Regarding merging the results back into the disasm: did you try splitting the basic blocks at call sites?

No, but I considered the idea. Having smaller basic blocks does not help much because the equations you can derive from them are essentially “we have a linear control flow”. In other words you would have 2 more variables and 2 more equations:

pre – in(i) = c1

out(i) – post = c2

where

preis the new variable denoting the stack state before the call andpostdenotes the state after the call.I also have an impression that the simplex method it too greedy to perform well on linear sequences like this. It will try to pop the arguments from the stack as soon as possible which is not always desirable.

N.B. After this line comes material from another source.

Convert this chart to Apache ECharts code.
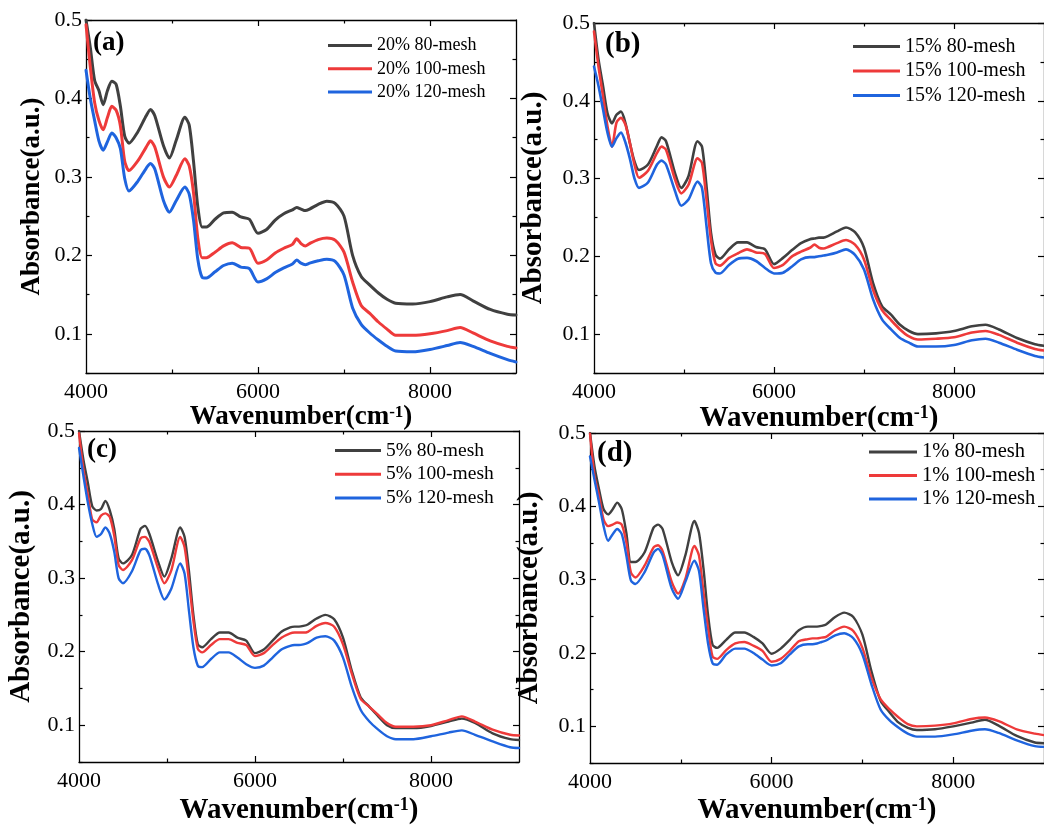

I was working on a plugin that finds the places where IDA’s stack tracking algorithm fails. You just have to trace the control flow of a function and look at the stack pointer values. At every point where two control flow paths merge, the incoming stack pointer values must match. If they don’t, at least one of them is invalid and this can be reported.

This might be useful for finding the 3% cases where the new algorithm still has trouble.

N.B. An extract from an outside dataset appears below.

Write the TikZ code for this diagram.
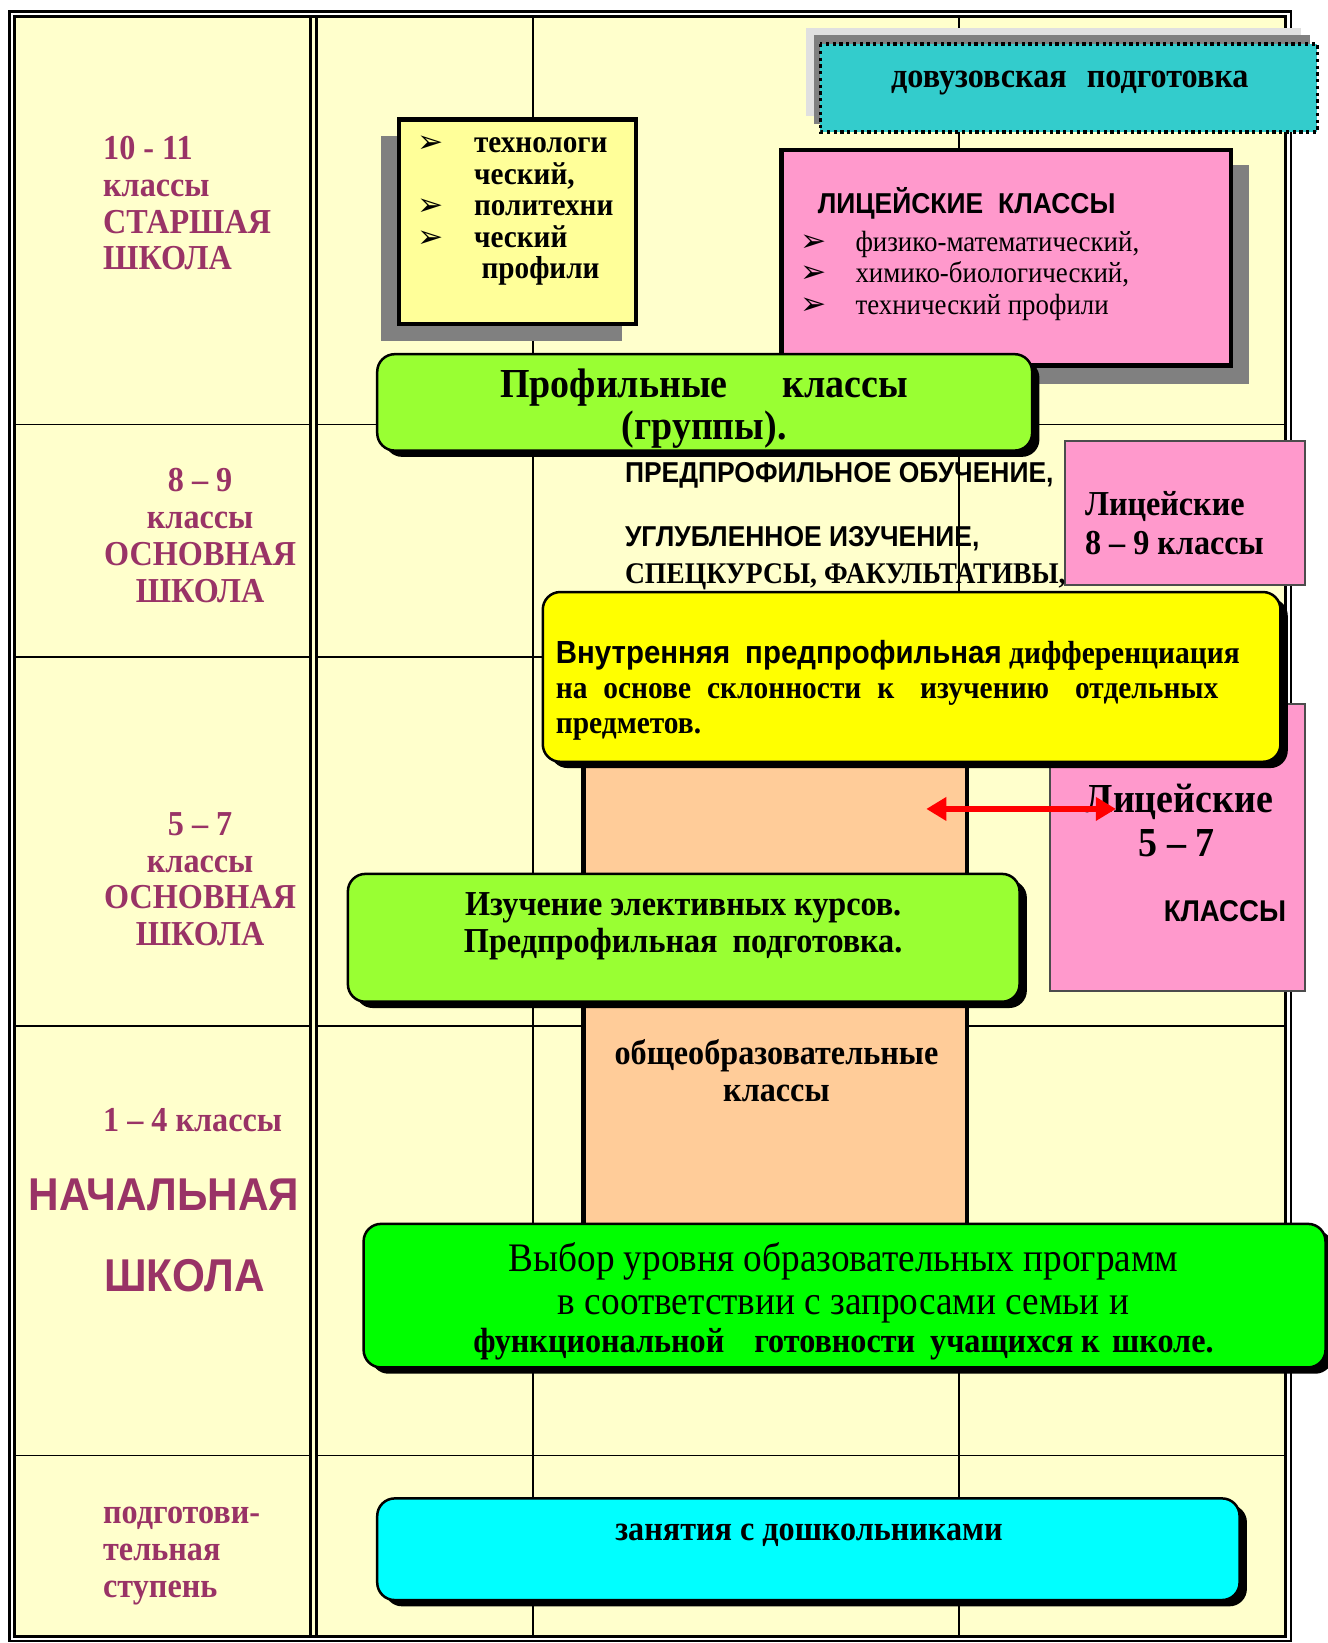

The 7th equation should be “in4 – out0 = 0”, not “in4 – out3 = 0”.

Nice job any way.

Alex,

The simplex method fails not only because of different SP values on joining edges, but because of other reasons as well (for example, it can fail because of a tail call optimization). Besides, the problem of finding the failed cases does not exist. All failed cases are added to the problem list.

Thanks for telling about the wrong equation.

Fixed.

An excellent idea. But why do you say ESP must be zero when the function returns? For stdcall functions, this isn’t the case. The remaining (in)equalities seem enough to generate a solution without restricting ESP at that point. Am I missing something obvious? Still, a really great solution to the problem of tracing the stack pointer.

Thanks

1. It is the case for stdcall functions too: the esp must point to the returns address in all cases

2. Unfortunately, the remaining inequalities are not enough.